→ Exercise description: Return, exactly as written, the lines that start at the one holding "Convert this chart to D3.js code." and end at the one holding "const yTicks = [600, 900, 1200, 1500, 1800, 2100, 2400];", with both of those lines kept. Skip any pictures.

:: Items ::

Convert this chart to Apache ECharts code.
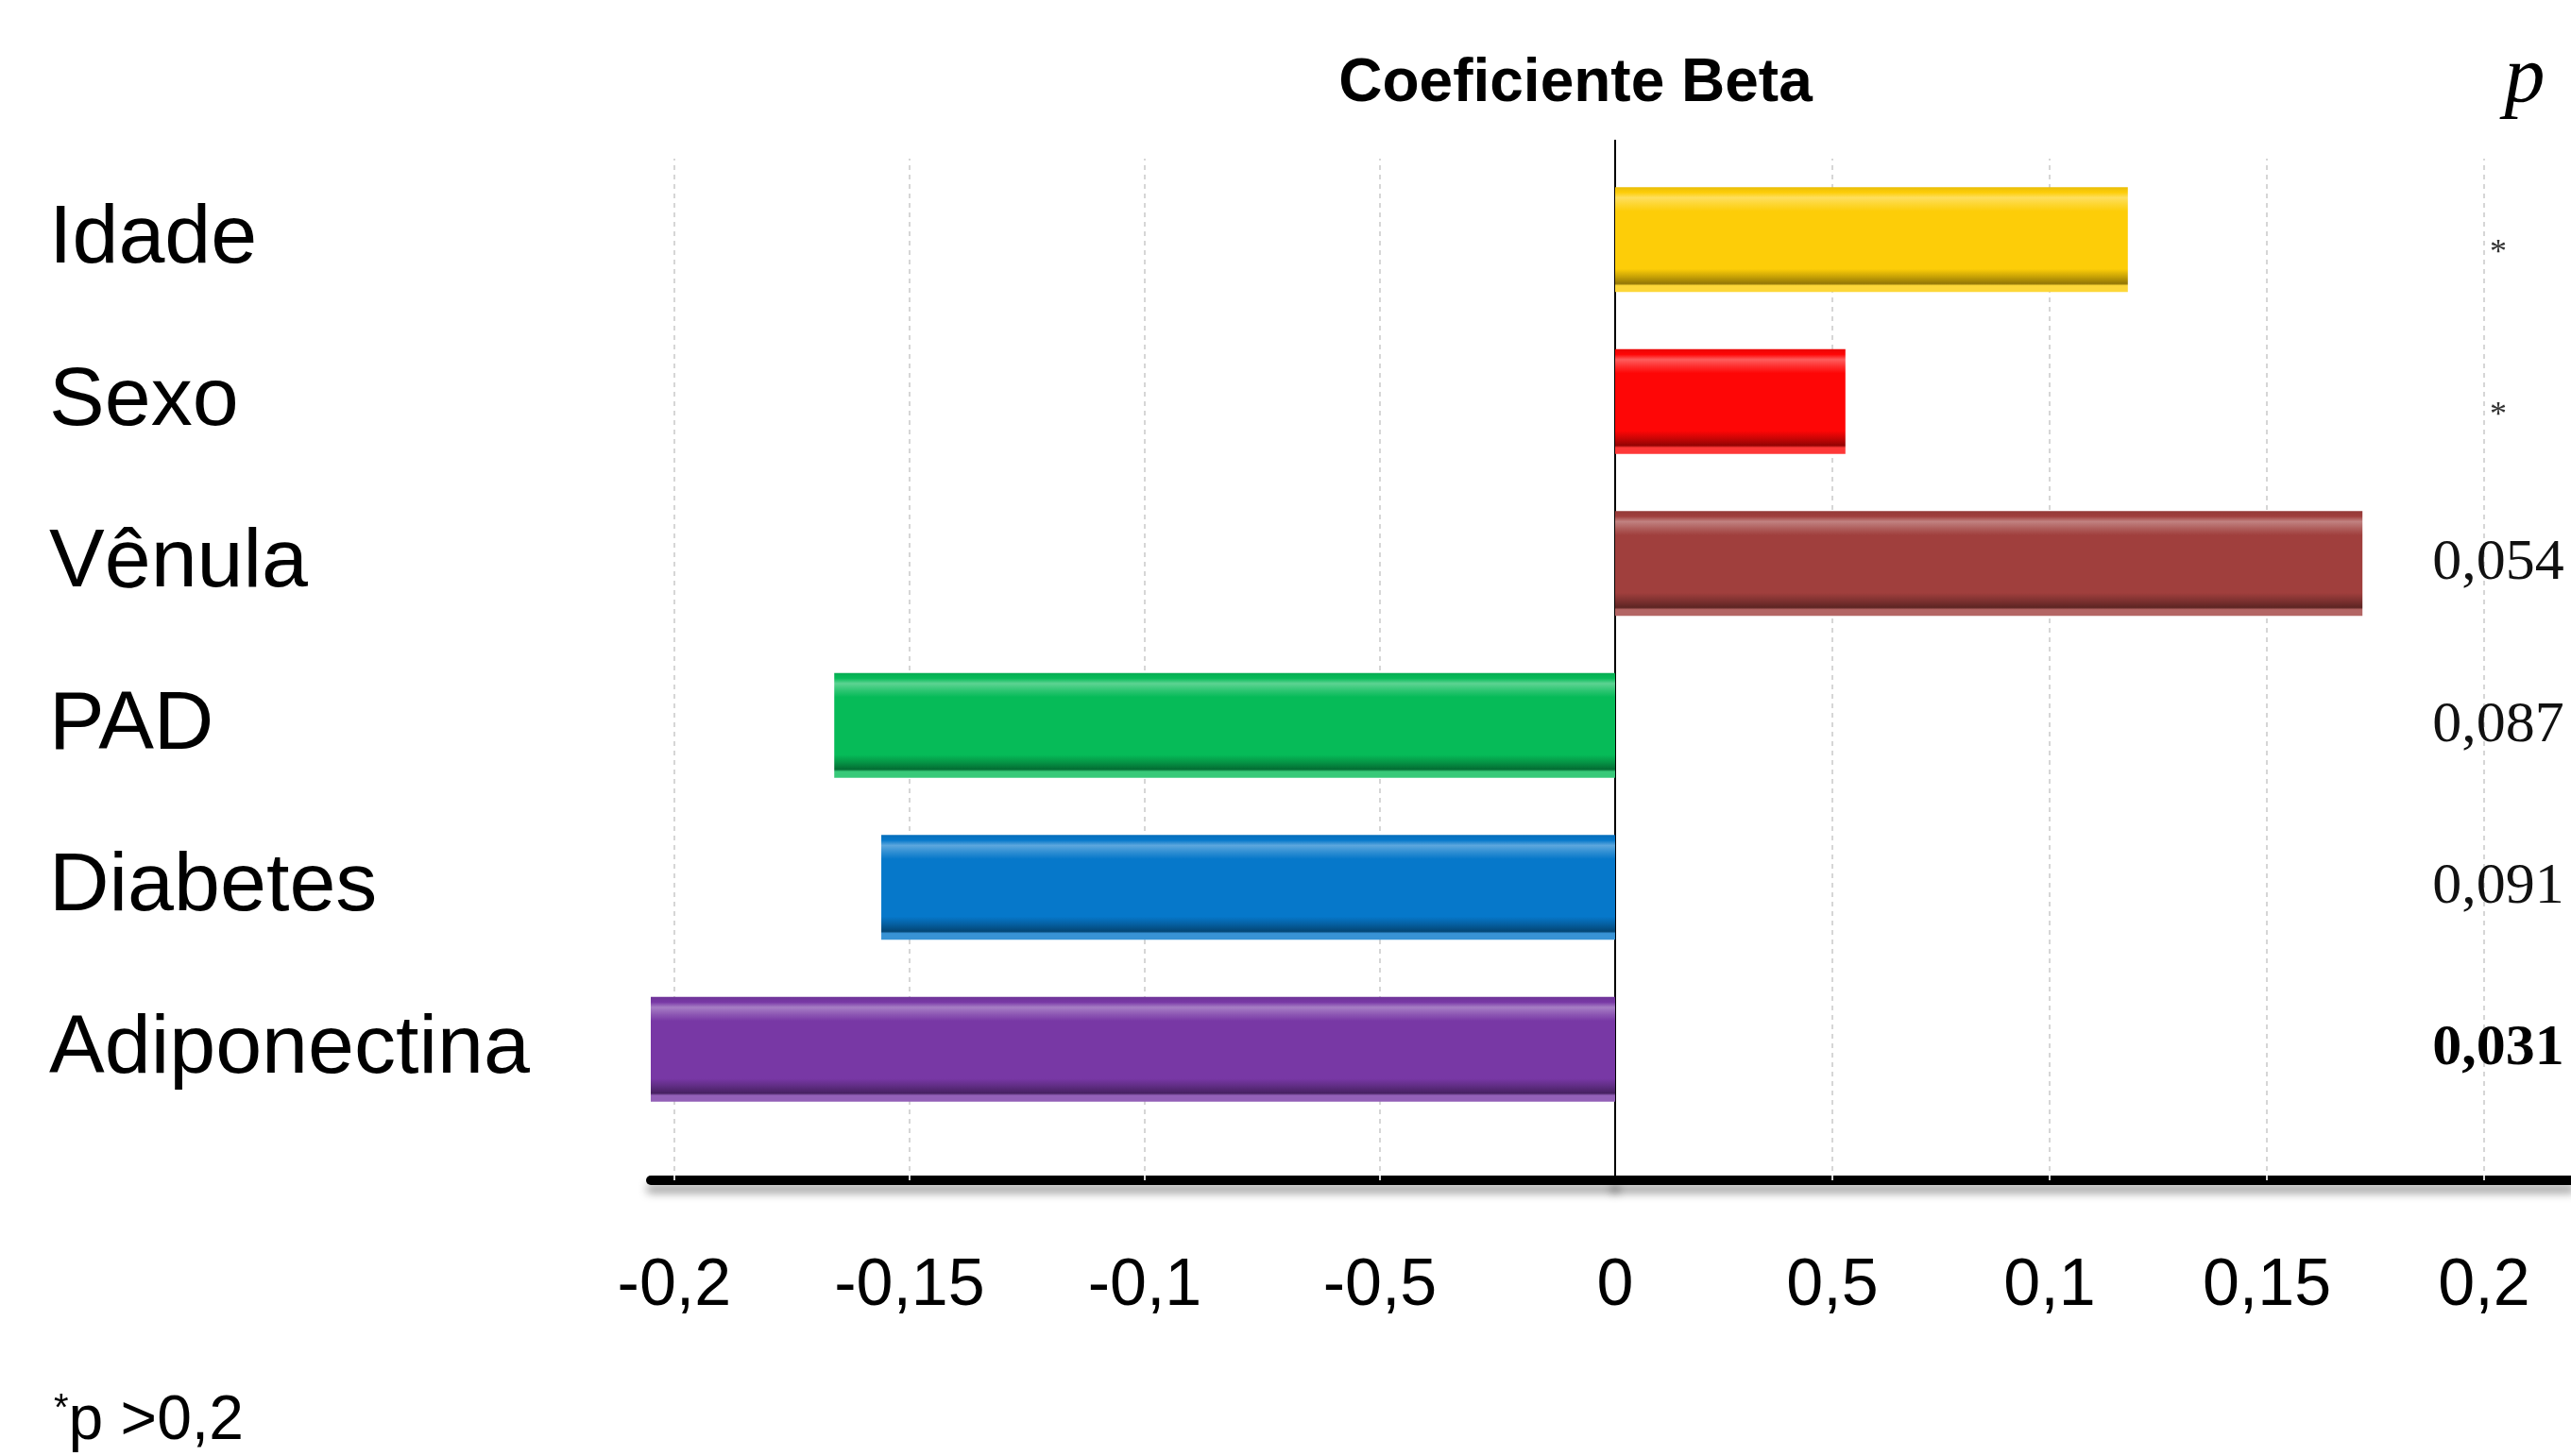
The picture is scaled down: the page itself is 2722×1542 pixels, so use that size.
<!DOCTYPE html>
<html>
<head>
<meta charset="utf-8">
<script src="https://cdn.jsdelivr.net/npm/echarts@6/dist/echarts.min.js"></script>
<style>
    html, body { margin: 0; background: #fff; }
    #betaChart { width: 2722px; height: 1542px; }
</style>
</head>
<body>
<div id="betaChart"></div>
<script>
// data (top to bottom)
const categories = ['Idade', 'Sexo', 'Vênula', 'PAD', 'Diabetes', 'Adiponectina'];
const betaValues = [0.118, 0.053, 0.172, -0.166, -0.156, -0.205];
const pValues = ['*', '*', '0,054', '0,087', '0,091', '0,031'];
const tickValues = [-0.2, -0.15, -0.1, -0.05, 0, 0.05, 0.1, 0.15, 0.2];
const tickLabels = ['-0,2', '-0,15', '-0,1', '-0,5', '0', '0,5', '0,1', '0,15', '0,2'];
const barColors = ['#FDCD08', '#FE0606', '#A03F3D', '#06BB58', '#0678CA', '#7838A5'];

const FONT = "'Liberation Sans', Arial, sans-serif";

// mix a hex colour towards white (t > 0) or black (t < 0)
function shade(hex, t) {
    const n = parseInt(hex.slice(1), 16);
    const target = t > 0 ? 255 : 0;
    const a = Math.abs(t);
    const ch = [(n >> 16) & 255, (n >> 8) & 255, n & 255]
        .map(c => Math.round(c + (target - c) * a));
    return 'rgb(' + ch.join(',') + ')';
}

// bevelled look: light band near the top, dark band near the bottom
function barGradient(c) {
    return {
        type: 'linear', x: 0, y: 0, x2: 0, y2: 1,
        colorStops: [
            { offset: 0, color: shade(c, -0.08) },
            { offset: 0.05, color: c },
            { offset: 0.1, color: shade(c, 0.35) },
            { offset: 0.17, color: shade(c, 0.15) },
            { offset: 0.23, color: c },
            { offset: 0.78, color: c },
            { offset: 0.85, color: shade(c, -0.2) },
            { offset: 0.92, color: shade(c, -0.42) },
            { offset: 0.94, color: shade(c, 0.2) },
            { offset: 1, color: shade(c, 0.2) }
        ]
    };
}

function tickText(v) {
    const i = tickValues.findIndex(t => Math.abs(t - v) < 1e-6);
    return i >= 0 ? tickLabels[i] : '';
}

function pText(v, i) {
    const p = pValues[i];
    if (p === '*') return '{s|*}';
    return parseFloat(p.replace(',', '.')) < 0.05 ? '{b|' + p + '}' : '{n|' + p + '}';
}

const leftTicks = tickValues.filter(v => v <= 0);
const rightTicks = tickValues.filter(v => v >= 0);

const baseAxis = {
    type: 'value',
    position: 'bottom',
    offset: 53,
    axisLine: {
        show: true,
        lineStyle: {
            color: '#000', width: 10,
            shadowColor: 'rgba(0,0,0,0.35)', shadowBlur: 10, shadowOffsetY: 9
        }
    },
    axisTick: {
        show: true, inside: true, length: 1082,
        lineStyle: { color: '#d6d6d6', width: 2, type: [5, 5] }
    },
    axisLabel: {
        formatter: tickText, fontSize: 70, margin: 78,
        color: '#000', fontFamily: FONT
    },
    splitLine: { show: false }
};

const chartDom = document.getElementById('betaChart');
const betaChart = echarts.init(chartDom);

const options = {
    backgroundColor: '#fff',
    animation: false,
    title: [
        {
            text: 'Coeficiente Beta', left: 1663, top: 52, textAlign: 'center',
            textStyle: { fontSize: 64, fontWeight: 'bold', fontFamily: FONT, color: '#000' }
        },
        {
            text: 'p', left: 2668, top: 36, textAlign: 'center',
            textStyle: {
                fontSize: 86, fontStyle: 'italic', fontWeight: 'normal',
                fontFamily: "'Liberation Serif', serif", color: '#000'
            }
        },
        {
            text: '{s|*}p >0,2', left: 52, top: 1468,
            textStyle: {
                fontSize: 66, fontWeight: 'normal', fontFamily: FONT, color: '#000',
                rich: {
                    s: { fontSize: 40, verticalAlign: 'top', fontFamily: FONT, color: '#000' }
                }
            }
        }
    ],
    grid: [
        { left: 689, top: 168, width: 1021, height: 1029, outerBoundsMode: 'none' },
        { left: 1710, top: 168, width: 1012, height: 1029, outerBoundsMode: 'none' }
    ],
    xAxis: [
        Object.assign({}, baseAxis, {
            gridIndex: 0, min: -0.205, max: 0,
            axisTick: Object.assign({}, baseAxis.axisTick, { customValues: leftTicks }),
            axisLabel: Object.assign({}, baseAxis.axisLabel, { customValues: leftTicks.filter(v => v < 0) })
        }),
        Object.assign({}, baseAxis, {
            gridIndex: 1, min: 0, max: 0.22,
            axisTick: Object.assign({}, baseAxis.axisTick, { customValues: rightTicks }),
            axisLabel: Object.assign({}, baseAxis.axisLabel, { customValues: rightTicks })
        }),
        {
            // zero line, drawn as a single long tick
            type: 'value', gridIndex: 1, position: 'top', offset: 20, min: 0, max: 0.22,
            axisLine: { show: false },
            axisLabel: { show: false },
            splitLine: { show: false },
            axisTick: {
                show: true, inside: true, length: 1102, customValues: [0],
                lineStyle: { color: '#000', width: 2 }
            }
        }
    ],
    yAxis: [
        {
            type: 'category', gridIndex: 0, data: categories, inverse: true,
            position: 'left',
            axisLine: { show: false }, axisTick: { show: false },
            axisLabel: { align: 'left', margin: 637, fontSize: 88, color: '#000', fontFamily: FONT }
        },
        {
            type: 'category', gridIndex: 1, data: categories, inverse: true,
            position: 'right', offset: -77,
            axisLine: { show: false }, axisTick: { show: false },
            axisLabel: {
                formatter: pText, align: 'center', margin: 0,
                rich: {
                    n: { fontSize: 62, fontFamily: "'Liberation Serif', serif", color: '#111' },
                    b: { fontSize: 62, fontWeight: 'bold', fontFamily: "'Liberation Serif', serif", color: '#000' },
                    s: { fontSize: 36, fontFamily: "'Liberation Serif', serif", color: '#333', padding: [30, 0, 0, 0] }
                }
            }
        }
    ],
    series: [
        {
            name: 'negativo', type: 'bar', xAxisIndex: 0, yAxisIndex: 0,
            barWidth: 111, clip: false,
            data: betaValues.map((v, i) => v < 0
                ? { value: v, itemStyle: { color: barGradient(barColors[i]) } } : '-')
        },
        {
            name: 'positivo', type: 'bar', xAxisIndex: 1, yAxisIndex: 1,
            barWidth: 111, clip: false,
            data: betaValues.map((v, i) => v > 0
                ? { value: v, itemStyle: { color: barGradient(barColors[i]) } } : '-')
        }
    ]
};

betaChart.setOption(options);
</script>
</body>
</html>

:::
:: Items ::

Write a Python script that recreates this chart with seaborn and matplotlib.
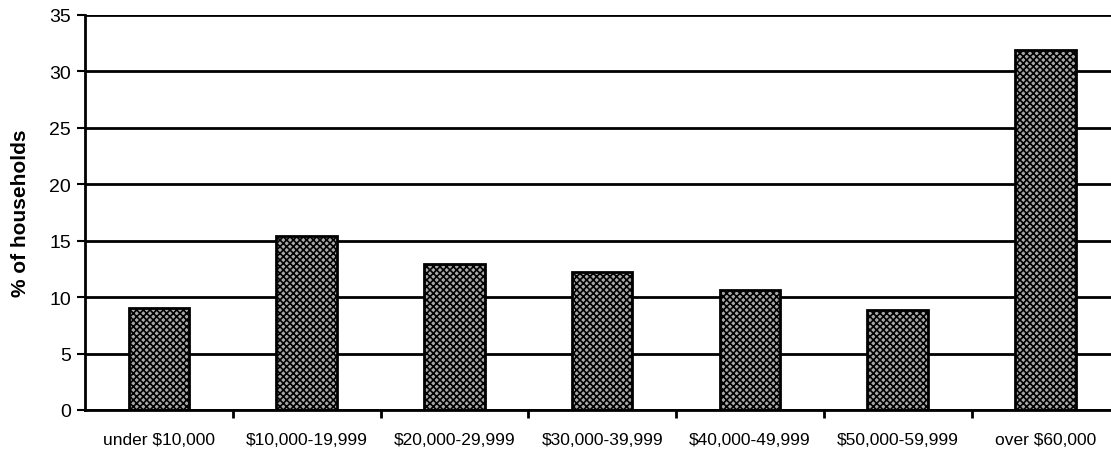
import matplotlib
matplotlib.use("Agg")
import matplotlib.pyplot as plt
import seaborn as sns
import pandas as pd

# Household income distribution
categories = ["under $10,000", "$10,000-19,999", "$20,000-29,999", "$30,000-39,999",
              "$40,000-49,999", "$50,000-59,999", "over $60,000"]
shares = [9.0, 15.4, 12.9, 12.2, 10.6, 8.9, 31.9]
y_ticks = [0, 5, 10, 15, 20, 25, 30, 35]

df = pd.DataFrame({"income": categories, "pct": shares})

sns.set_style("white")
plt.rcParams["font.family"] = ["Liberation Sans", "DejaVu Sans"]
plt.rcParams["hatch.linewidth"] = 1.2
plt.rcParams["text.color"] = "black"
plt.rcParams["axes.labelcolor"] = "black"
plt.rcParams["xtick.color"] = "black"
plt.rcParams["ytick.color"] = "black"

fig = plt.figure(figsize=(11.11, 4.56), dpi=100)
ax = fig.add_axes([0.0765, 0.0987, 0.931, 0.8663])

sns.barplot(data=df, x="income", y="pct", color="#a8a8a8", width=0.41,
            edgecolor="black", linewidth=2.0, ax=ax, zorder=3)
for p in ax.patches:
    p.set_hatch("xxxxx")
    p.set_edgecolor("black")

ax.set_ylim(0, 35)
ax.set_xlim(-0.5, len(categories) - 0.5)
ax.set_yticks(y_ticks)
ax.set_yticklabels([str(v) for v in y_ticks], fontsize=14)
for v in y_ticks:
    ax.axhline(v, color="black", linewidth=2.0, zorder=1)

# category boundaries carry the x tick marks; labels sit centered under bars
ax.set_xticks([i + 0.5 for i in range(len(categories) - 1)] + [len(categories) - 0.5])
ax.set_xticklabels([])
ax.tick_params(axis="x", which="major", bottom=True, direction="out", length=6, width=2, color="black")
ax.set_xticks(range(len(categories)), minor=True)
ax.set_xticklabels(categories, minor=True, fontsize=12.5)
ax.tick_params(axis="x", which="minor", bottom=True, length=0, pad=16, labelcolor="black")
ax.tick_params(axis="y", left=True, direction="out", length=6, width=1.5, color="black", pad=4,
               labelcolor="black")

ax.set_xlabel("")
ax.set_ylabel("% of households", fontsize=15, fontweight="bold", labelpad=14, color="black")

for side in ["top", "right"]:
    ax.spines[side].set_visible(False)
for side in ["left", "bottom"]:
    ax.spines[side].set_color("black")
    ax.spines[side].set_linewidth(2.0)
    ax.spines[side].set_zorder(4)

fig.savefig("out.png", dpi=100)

:::
:: Items ::

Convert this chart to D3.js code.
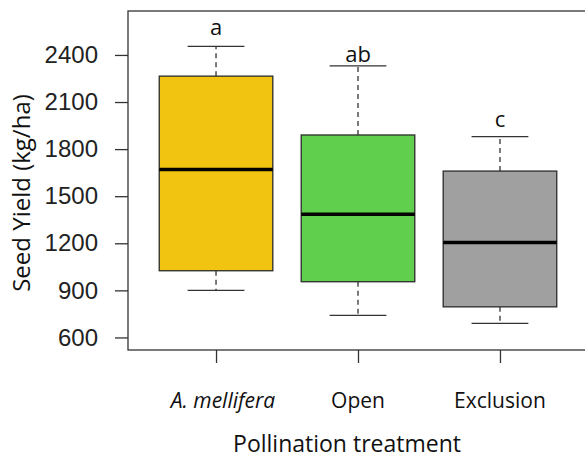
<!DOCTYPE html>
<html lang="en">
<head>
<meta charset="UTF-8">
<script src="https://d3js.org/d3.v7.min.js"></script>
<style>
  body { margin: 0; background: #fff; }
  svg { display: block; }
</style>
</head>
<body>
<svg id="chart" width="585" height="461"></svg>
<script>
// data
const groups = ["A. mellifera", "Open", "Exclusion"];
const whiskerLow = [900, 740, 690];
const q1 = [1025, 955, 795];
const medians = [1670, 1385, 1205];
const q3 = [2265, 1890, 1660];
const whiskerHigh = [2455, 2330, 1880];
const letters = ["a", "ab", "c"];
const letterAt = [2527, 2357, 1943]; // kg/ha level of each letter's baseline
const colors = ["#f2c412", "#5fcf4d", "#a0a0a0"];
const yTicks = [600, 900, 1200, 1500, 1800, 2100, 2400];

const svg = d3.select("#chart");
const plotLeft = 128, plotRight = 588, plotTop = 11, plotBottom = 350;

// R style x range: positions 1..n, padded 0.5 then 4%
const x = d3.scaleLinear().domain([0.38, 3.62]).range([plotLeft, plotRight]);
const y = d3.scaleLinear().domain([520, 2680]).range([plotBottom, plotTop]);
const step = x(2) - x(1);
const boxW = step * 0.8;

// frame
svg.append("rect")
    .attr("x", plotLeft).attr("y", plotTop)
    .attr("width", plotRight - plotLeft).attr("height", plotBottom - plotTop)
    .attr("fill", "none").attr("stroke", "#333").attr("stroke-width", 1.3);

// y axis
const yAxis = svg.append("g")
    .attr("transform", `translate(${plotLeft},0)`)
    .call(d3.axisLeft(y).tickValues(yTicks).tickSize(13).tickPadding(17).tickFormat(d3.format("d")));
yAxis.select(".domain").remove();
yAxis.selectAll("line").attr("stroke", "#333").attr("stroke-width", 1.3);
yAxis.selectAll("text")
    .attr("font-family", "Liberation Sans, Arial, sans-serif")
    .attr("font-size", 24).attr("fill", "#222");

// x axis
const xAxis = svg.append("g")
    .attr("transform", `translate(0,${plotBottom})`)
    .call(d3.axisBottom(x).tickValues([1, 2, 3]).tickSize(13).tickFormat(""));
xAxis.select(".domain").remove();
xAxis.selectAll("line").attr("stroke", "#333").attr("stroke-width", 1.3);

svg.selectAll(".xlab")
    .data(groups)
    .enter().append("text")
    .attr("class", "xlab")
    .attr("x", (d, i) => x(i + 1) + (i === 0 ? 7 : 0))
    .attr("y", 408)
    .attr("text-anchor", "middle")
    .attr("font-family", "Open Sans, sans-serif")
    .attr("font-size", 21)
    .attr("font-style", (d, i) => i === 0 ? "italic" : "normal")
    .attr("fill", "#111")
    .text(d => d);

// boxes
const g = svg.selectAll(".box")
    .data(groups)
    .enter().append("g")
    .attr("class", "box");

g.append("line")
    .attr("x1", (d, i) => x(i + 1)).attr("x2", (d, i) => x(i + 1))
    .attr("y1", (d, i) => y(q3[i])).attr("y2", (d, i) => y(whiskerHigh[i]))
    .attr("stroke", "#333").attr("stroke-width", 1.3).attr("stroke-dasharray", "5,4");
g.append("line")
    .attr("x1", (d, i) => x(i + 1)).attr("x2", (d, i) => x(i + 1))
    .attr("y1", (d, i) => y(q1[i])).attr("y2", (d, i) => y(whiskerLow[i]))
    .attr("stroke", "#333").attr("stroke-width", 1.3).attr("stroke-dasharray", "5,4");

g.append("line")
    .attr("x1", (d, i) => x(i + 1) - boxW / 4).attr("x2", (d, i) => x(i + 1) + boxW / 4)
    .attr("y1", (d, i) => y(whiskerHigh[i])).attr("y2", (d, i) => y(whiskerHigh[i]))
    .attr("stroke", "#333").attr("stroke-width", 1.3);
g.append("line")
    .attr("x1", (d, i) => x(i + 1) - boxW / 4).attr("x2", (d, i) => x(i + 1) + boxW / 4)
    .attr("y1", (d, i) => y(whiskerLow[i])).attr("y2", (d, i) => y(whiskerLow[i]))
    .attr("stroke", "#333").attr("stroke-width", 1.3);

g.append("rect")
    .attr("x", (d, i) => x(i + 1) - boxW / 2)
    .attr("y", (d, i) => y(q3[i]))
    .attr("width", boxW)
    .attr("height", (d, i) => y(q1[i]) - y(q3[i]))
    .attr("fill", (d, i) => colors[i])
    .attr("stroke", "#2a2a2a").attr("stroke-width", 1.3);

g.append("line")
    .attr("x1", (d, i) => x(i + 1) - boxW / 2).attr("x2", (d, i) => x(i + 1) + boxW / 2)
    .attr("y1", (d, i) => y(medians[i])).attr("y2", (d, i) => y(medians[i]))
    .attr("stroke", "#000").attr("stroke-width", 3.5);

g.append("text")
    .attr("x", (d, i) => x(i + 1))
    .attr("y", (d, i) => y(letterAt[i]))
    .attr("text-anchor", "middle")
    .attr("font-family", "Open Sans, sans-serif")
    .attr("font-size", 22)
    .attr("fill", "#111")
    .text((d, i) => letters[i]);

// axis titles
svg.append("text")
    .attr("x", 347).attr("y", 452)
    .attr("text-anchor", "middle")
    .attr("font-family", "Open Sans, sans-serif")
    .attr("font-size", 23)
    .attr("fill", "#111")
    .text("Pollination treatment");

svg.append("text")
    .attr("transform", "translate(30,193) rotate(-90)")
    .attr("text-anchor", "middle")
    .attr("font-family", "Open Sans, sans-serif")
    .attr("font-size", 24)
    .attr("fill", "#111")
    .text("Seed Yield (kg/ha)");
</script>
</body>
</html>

:::

→ Worked solution:
Convert this chart to D3.js code.
<!DOCTYPE html>
<html lang="en">
<head>
<meta charset="UTF-8">
<script src="https://d3js.org/d3.v7.min.js"></script>
<style>
  body { margin: 0; background: #fff; }
  svg { display: block; }
</style>
</head>
<body>
<svg id="chart" width="585" height="461"></svg>
<script>
// data
const groups = ["A. mellifera", "Open", "Exclusion"];
const whiskerLow = [900, 740, 690];
const q1 = [1025, 955, 795];
const medians = [1670, 1385, 1205];
const q3 = [2265, 1890, 1660];
const whiskerHigh = [2455, 2330, 1880];
const letters = ["a", "ab", "c"];
const letterAt = [2527, 2357, 1943]; // kg/ha level of each letter's baseline
const colors = ["#f2c412", "#5fcf4d", "#a0a0a0"];
const yTicks = [600, 900, 1200, 1500, 1800, 2100, 2400];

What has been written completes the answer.